En principe, à qui doit revenir la chefferie ?

A Guénon, on ne s’autoproclame pas chef. Ce sont les cinq notables qui désignent le Chef. Pour refaire l’histoire, lorsque notre arrière grand-père est décédé, c’est son petit frère Nabou qui a été désigné par les colons pour continuer de collecter les impôts. Il n’était pas désigné comme chef, c’était un collecteur d’impôts. Après lui, c’est le père de celui qui a été désigné comme chef par l’autre partie qui a été désigné comme collecteur d’impôts. Lui aussi n’était pas chef puisqu’il ne pouvait pas porter le bonnet rouge et autres insignes de chef. Mais, son enfant Louka, celui qui se dit chef aujourd’hui, affirme qu’il devrait hériter de la chefferie. Cela n’est pas juste, ni son grand-père, ni son père n’étaient chef, mais collecteur d’impôts. C’est pour vous dire donc que depuis le décès du dernier chef, notre grand-père, Guenon n’avait pas de chef et c’est moi qui fus désigné en 2006 pour assurer l’intérim.

 

Comment alors sommes-nous arrivés à l’affrontement entre les deux familles ?

C’est le jour qu’ils sont venus chez nous pour faire leur sacrifice. Si tant est que qu’il a été intronisé dans les règles des coutumes et qu’ils détiennent la chefferie, pourquoi viennent-ils devant notre concession pour faire leur sacrifice. Mais un chef fait ses sacrifices chez lui normalement, non ? Comment peut-il quitter chez lui pour venir faire les sacrifices chez l’autre ? C‘est tout simplement parce que les fétiches sont chez nous. Lorsqu’ils sont donc venus, nous avons refusé qu’ils fassent les sacrifices parce que cela n’était pas normal, du moment qu’on ne le reconnaissait pas comme étant le chef. C’est là que les petits frères ont retiré le poulet. En ce moment, il avait déjà fait venir ses milliers de mercenaires en cachette derrière sa concession à notre insu. Ils sont sortis et ont envahis notre cour et par la force et la menace des armes de toutes sortes nous les avons laissé faire leur sacrifice. Ils ont brulé ce jour quelques cases et sur intervention de la gendarmerie, les choses se sont calmées. Lorsqu’on raconte que nous les avons brutalisés, ce n’est pas vrai. C’est à partir de là qu’ils sont revenus nous attaquer le lendemain (ndlr : le 1er mars 2012). C’est évident que l’attaque était préméditée parce qu’il n’est pas possible qu’en l’espace de quelques heures, il puisse mobiliser plus d’un millier de personnes pour nous attaquer. En réalité, c’était le chef même que je suis qu’ils cherchaient à assassiner afin d’entrer en possession des symboles de la chefferie.

 

Combien de personnes ont-elles été tuées lors de ces malheureux évènements ?

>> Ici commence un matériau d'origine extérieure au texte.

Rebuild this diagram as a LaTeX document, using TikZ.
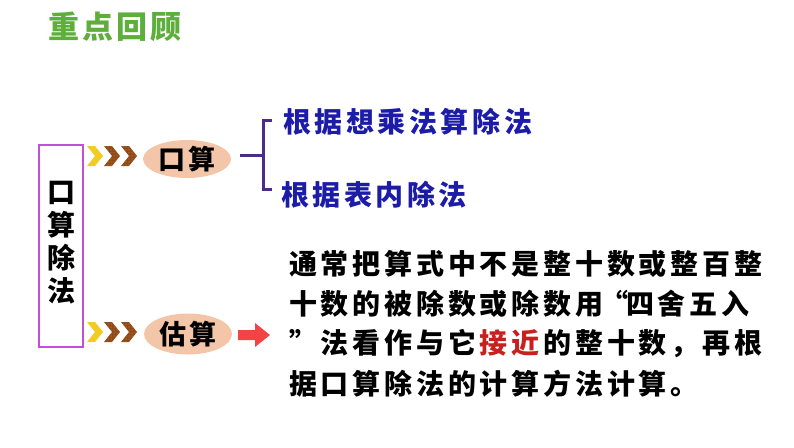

Au jour d’aujourd’hui, nous en étions à 11 victimes dont un de la famille Akongba. Ce dernier a été malencontreusement tué car il a été atteint par un coup de machette porté par les siens. Sinon les 10 autres victimes sont tous de la famille Liliou et alliées. Ce sont essentiellement des vieux de 70 à 80 ans et plus. Il n’y a que deux qui étaient jeunes parmi les morts dont un handicapé brulé vif dans son pousse-pousse.

 

Quelle est la situation des déplacés ? Où sont-ils maintenant ?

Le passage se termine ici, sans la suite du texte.